Another sure-fire indicator is that you hear yourself moaning out loud about the hairstyles of young people, which I happened to do earlier this week.
It goes without saying that the "Bieber" is universally hated by anyone old enough to vote, with the exception perhaps of shampoo executives who have had an unexpected windfall now that teenage boys have become as vain as their female contemporaries about maintaining their long locks.
But what of the designer stubble? A more recent arrival into the fashion field, it was until recently the preserve of the lazy, the drunk and the homeless. Now, regrettably, it has found a more populous home on the chins of otherwise upstanding young men.

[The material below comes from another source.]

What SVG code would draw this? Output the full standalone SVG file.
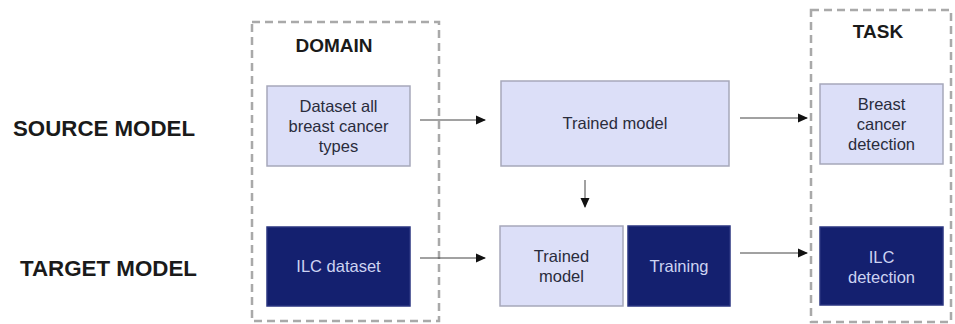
<svg xmlns="http://www.w3.org/2000/svg" width="955" height="324" viewBox="0 0 955 324">
<defs>
<style>
.frame{fill:none;stroke:#a9a9a9;stroke-width:2.5;stroke-dasharray:8 5}
.light{fill:#dcdff8;stroke:#a6a8ba;stroke-width:1.5}
.dark{fill:#14206f;stroke:#2a3580;stroke-width:1.5}
.t{font-family:"Liberation Sans",Arial,sans-serif;font-size:16.5px;text-anchor:middle}
.td{fill:#2a2c3c}
.tl{fill:#cdd3f2}
.h{font-family:"Liberation Sans",Arial,sans-serif;font-weight:bold;fill:#1a1a1a}
.c{stroke:#444;stroke-width:1;fill:none;marker-end:url(#ah)}
</style>
<marker id="ah" markerWidth="10" markerHeight="10" refX="9" refY="5" orient="auto" markerUnits="userSpaceOnUse">
<path d="M0,0.5 L10,5 L0,9.5 z" fill="#111"/>
</marker>
</defs>
<rect width="955" height="324" fill="#fff"/>
<g id="frames">
<rect class="frame" x="252" y="22" width="187" height="299"/>
<rect class="frame" x="811" y="10" width="140" height="312"/>
<text class="h" x="334" y="52" font-size="19" text-anchor="middle">DOMAIN</text>
<text class="h" x="878" y="38" font-size="19" text-anchor="middle">TASK</text>
</g>
<g id="row-labels">
<text class="h" x="13" y="136" font-size="21.5" textLength="182" lengthAdjust="spacingAndGlyphs">SOURCE MODEL</text>
<text class="h" x="20" y="276" font-size="21.5" textLength="177" lengthAdjust="spacingAndGlyphs">TARGET MODEL</text>
</g>
<g id="dataset-all">
<rect class="light" x="267" y="86" width="143" height="80"/>
<text class="t td" x="338.5" y="112">Dataset all</text>
<text class="t td" x="338.5" y="132">breast cancer</text>
<text class="t td" x="338.5" y="152">types</text>
</g>
<g id="trained-model-source">
<rect class="light" x="501" y="81" width="228" height="85"/>
<text class="t td" x="615" y="129">Trained model</text>
</g>
<g id="breast-cancer-detection">
<rect class="light" x="820" y="84" width="123" height="80"/>
<text class="t td" x="881.5" y="110">Breast</text>
<text class="t td" x="881.5" y="130">cancer</text>
<text class="t td" x="881.5" y="150">detection</text>
</g>
<g id="ilc-dataset">
<rect class="dark" x="267" y="227" width="143" height="79"/>
<text class="t tl" x="338.5" y="272">ILC dataset</text>
</g>
<g id="trained-model-target">
<rect class="light" x="500" y="226" width="123" height="80"/>
<text class="t td" x="561.5" y="262">Trained</text>
<text class="t td" x="561.5" y="282">model</text>
</g>
<g id="training">
<rect class="dark" x="628" y="226" width="102" height="80"/>
<text class="t tl" x="679" y="272">Training</text>
</g>
<g id="ilc-detection">
<rect class="dark" x="820" y="227" width="123" height="78"/>
<text class="t tl" x="881.5" y="263">ILC</text>
<text class="t tl" x="881.5" y="283">detection</text>
</g>
<g id="connectors">
<line class="c" x1="420" y1="120" x2="485" y2="120"/>
<line class="c" x1="740" y1="118" x2="807" y2="118"/>
<line class="c" x1="585" y1="180" x2="585" y2="207"/>
<line class="c" x1="420" y1="258" x2="485" y2="258"/>
<line class="c" x1="740" y1="253" x2="807" y2="253"/>
</g>
</svg>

Men whose mothers taught them to clean their teeth before bedtime, and whose fathers leaned in front of the mirror with them at the onset of puberty and showed them how to go with the grain.
Shaving is an ancient ritual that has been passed from father to son in the same way hunting for mammoth once was. Aside from some dark moments in hirsute history (think President Abraham Lincoln and maybe John Lennon in the later years), a man's self-pride and personal grooming has hinged around a shave after breakfast.